Go fuck yourself.
Yes, that’s right. Go. Now. Buh-bye.
So, fine, I am a silver linings kinda gal and can usually pull something out of the general shit show that is my life… but.
Honestly? I kinda can’t lately. It’s one thing after another.
Hey there, it’s me, pity party table for ONE. Just ONE. Cause it’s JUST ME dealing with all the shit.
Have I mentioned I have a penchant for drama? A small flair.
I’m not going to drive off a bridge or run away to a remote and unreachable island or finally crawl into the bunker I’ve been digging under the backyard (kidding, mostly) and eschew daylight and wi-fi for the next 4 years.
At least, probably not.
I did however recuse myself from Facebook until the New Year and dammmmmmn that feels good. (K, except, I don’t know when anyone’s birthday is nor will I make it to any events until January cause I won’t be reminded, but it’s AWESOME otherwise.)

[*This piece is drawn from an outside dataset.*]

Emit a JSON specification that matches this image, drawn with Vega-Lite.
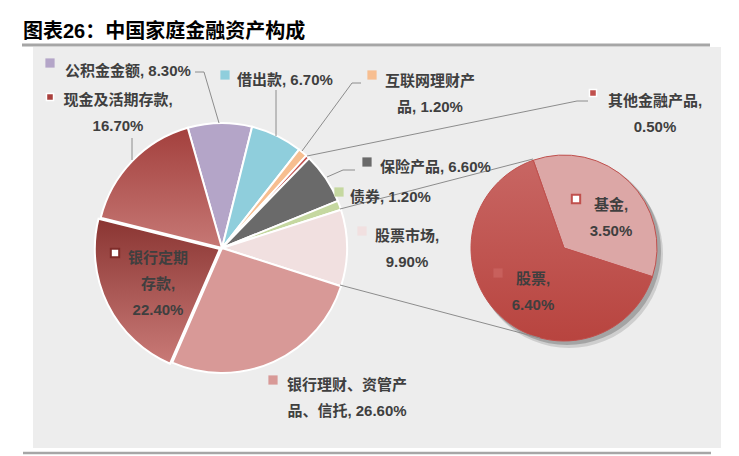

But like, what the ACTUAL fuck 2016?
We’ve lost numerous artists, gained a misogynistic, narcissistic, Cheeto faced leader of the free world– oh and I got a divorce, spent time with and broke up with two man-friends rather dramatically each time, and by the way gained a few pounds that no one can explain except maybe my birth control pill or just, you know, age.
I found out today that a wonderful, talented, creative father of two passed away with no warning at the age of 42. I know other 42 year olds who are self-centered creeps who abuse their bodies on the regular and are going stronger than ever… What the actual.
And what about those babies. Those sweet babies and their daddy.
Disclaimer: I don’t want those 42 year olds to perish. I don’t. Just maybe we could make a small trade for their souls. Kidding. Mostly.
This week alone…
We’ve watched the mistrial of Walter Scott’s murderer (how there’s actually a question in anyone’s mind I don’t know. I pray that there’s something we don’t know. Pray.)
We’ve heard heart-wrenching testimony from witnesses at Mother Emanuel. I have a new and dear friend who lost a sister there… I sent him a text bathing his family in love and light and we’re sharing a meal soon, but just… just.
My heart for their hearts.
So much of this year has been about unfathomable loss.
I want to find the light.
I want to find a body in the dark that matches mine and doesn’t shy away when our reluctant hearts begin to meld.
I want a partner who doesn’t clip my wings but let’s them unfurl.
I want to parent my boys with fierceness and love and wells of patience.
I want my boys to have a male role model worthy of their sweetness and devotion.
I want the world to be a safe place for all. Full stop. No negotiation.
I want to pause before I react.
I want to understand you and the ways I have hurt, belittled or made you feel less than.
I want to know where I can meet you that will feel safe for you.
I want to let the Divine into the spaces that feel cracked. Golden repair for sacred hurts.
I did a lot of great things this year– I traveled, I wrote, I danced, I sang, I loved.
But I lost.
There’s a new day, a new morning just around the bend.
I feel like a toddler learning to walk. Top heavy and timid. But upright.
There you go friends, she found it. She found the silver lining.